Philp died at 21 Claremont Square, Islington, on 30 Nov. 1882, aged 64, and was buried at Highgate. He left an only son.

Philp was responsible for many works resembling those mentioned, and also compiled guides to the Lake district and Wales, and to the Great Northern, the Midland (1873), London and North-Western (1874), London and South-Western (1874), Great Eastern (1875), London, Brighton, and South Coast (1875), and South-Eastern railways (1875). At least five songs by him were set to music, and he wrote a comedy, in two acts, ‘The Successful Candidate’ (1853). His portrait is given in vol. i. of the ‘Family Treasury.’
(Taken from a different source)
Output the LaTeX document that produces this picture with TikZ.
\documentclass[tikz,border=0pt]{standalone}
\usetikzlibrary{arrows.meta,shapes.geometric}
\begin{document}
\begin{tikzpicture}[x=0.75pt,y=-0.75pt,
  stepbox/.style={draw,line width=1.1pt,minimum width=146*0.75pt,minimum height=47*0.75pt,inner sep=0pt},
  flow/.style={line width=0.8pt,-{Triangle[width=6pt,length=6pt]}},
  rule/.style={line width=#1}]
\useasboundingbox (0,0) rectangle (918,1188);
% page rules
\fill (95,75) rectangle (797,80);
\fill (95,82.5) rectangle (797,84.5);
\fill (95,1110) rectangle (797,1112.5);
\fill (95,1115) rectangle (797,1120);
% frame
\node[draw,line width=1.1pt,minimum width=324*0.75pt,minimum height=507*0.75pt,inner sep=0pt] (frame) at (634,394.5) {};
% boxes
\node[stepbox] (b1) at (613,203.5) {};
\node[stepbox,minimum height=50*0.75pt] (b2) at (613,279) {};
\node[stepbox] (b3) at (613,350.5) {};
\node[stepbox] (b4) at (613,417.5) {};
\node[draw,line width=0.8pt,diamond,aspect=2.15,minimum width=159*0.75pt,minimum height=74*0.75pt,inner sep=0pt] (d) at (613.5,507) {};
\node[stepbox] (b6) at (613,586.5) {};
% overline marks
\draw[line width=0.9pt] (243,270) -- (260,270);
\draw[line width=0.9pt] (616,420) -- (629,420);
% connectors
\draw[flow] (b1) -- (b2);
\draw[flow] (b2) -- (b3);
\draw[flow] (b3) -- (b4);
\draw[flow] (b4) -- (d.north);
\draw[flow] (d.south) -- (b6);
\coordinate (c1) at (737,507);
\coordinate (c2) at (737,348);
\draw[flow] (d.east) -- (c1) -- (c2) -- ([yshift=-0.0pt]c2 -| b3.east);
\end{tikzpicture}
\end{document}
[Works above mentioned; Allibone's Dict. of Engl. Lit. Suppl. ii. 1233; Boase's Collectanea Cornubiensia, 1890, col. 736; Boase and Courtney's Bibliotheca Cornubiensis, pp. 492–5, Suppl. p. 1313; Gammage's Hist. of the Chartist Movement, pp. 197, 213, 214, 215, 222, 226, 227, 230, 441; Public Opinion, 25 Sept. 1880 p. 390, and 15 Jan. 1881 p. 71.]

C. F. S.

PHILPOT. [See also Philipot.]

PHILPOT, JOHN (1516–1555), archdeacon of Winchester, third son of Sir Peter Philpot, was born at Compton, Hampshire, in 1516. He was educated at Winchester, where he had as a contemporary John Harpsfield [q. v.], with whom he made a bet that he would write two hundred verses in one night without making more than three faults, which he did. In due course he went to New College, Oxford, where he was fellow from 1534 to 1541. He graduated B.C.L., but on the enactment of the six articles in 1539 he went abroad and travelled in various countries. He fell into an argument with a Franciscan friar between Venice and Padua, and very narrowly escaped the claws of the inquisition in consequence. On his return he went to Winchester, where he read lectures in the cathedral, and, at some uncertain date, became archdeacon. He now fell to squabbling with his bishop, John Ponet [q. v.], whom the registrary Cook, ‘a man who hated pure religion,’ had stirred up against him. Cook even set on the archdeacon with his servants as if to murder him. When Mary came to the throne Philpot soon attracted attention. He was one who in the convocation of 1553 defended the views of the catechism, especially with reference to transubstantiation. In 1554 he was in the king's bench prison, and even there he found something to dispute about, as some of his fellow-prisoners were Pelagians. In October 1555 he was examined in Newgate sessions house, and, though Bonner did his best for him, he was convicted. He was burned at Smithfield, suffering with heroism, on 18 Dec. 1555.